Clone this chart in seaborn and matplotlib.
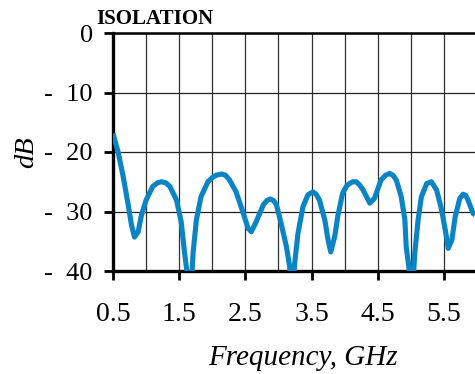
import matplotlib
matplotlib.use("Agg")
import matplotlib.pyplot as plt
import seaborn as sns
import pandas as pd
from matplotlib.ticker import FixedLocator

freq = [0.50, 0.575, 0.65, 0.73, 0.78, 0.825, 0.88, 0.93, 1.00, 1.10, 1.17, 1.23, 1.30, 1.36,
        1.46, 1.53, 1.58, 1.61, 1.665, 1.71, 1.76, 1.83, 1.935, 2.00, 2.06, 2.14, 2.20, 2.26,
        2.36, 2.46, 2.54, 2.59, 2.665, 2.77, 2.83, 2.88, 2.93, 2.97, 3.04, 3.12, 3.17, 3.20,
        3.245, 3.295, 3.37, 3.445, 3.52, 3.57, 3.62, 3.70, 3.75, 3.79, 3.85, 3.90, 3.97,
        4.03, 4.075, 4.125, 4.175, 4.23, 4.28, 4.38, 4.45, 4.55, 4.62, 4.68, 4.73, 4.78, 4.855,
        4.91, 4.93, 4.97, 5.01, 5.06, 5.11, 5.16, 5.24, 5.31, 5.39, 5.465, 5.53, 5.565, 5.62,
        5.67, 5.74, 5.79, 5.83, 5.865, 5.94, 5.97]
isolation_db = [-16.9, -19.9, -23.9, -28.9, -32.3, -34.3, -33.4, -30.6, -28.1, -25.8, -25.2, -25.0, -25.2, -25.8,
                -28.1, -31.7, -36.8, -39.5, -46.0, -37.0, -31.4, -27.5, -25.0, -24.3, -23.9, -23.7, -23.9, -24.7,
                -26.7, -30.0, -32.8, -33.4, -31.7, -28.9, -28.1, -27.9, -28.2, -28.9, -32.0, -35.9, -39.3, -46.0,
                -38.7, -33.7, -29.2, -27.2, -26.7, -27.1, -28.1, -31.4, -34.8, -36.8, -34.2, -30.6, -26.9,
                -25.7, -25.3, -25.0, -25.0, -25.6, -26.4, -28.6, -27.8, -24.7, -23.9, -23.6, -23.9, -24.7, -27.5,
                -31.4, -35.9, -39.3, -46.0, -37.0, -31.4, -27.5, -25.3, -25.0, -26.4, -29.7, -33.7, -36.2, -34.8,
                -30.9, -27.8, -27.1, -27.3, -28.1, -30.3, -30.6]
x_ticks = [0.5, 1.5, 2.5, 3.5, 4.5, 5.5]
x_tick_labels = ["0.5", "1.5", "2.5", "3.5", "4.5", "5.5"]
y_ticks = [0, -10, -20, -30, -40]
y_tick_labels = ["0", "-  10", "-  20", "-  30", "-  40"]
title_text = "ISOLATION"
x_label = "Frequency, GHz"
y_label = "dB"

sns.set_style("white")
plt.rcParams["font.family"] = ["Liberation Serif", "DejaVu Serif"]

W, H = 475, 374
fig = plt.figure(figsize=(W / 100, H / 100), dpi=100)
ax = fig.add_axes([113 / W, 1 - 271 / H, 364 / W, 238 / H])

df = pd.DataFrame({"freq": freq, "db": isolation_db})
sns.lineplot(data=df, x="freq", y="db", ax=ax, color="#0a84c4", linewidth=3.7,
             sort=False, estimator=None, solid_joinstyle="round", solid_capstyle="butt",
             zorder=3)

ax.set_xlim(0.5, 6.0)
ax.set_ylim(-40, 0)
ax.xaxis.set_major_locator(FixedLocator(x_ticks))
ax.xaxis.set_minor_locator(FixedLocator([1.0, 2.0, 3.0, 4.0, 5.0]))
ax.set_xticklabels(x_tick_labels)
ax.yaxis.set_major_locator(FixedLocator(y_ticks))
ax.set_yticklabels(y_tick_labels)

ax.grid(True, which="both", axis="x", color="#303030", linewidth=0.9)
ax.grid(True, which="major", axis="y", color="#202020", linewidth=0.9)
ax.set_axisbelow(True)

for side in ["left", "bottom"]:
    ax.spines[side].set_linewidth(2.4)
    ax.spines[side].set_color("black")
ax.spines["top"].set_linewidth(1.8)
ax.spines["top"].set_color("black")
ax.spines["right"].set_visible(False)

ax.tick_params(axis="x", which="major", direction="out", length=6.5, width=2.0,
               colors="black", labelsize=20, pad=16, bottom=True)
ax.tick_params(axis="x", which="minor", length=0)
ax.tick_params(axis="y", which="major", direction="out", length=6.5, width=2.0,
               colors="black", labelsize=19, pad=8, left=True)

ax.set_xlabel("")
ax.set_ylabel("")

fig.text(303 / W, 1 - 365 / H, x_label, ha="center", va="baseline",
         fontsize=21, fontstyle="italic", color="black")
fig.text(27 / W, 1 - 152 / H, y_label, ha="center", va="center", rotation=90,
         fontsize=20.5, fontstyle="italic", color="black")
fig.text(96 / W, 1 - 24.5 / H, title_text, ha="left", va="baseline",
         fontsize=15, fontweight="bold", color="black")

fig.savefig("out.png", dpi=100)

### Short task
Return exactly what appears from the opening line of the material through the line with "from matplotlib.ticker import FixedLocator", apart from the pictures.

### Result
Clone this chart in seaborn and matplotlib.
import matplotlib
matplotlib.use("Agg")
import matplotlib.pyplot as plt
import seaborn as sns
import pandas as pd
from matplotlib.ticker import FixedLocator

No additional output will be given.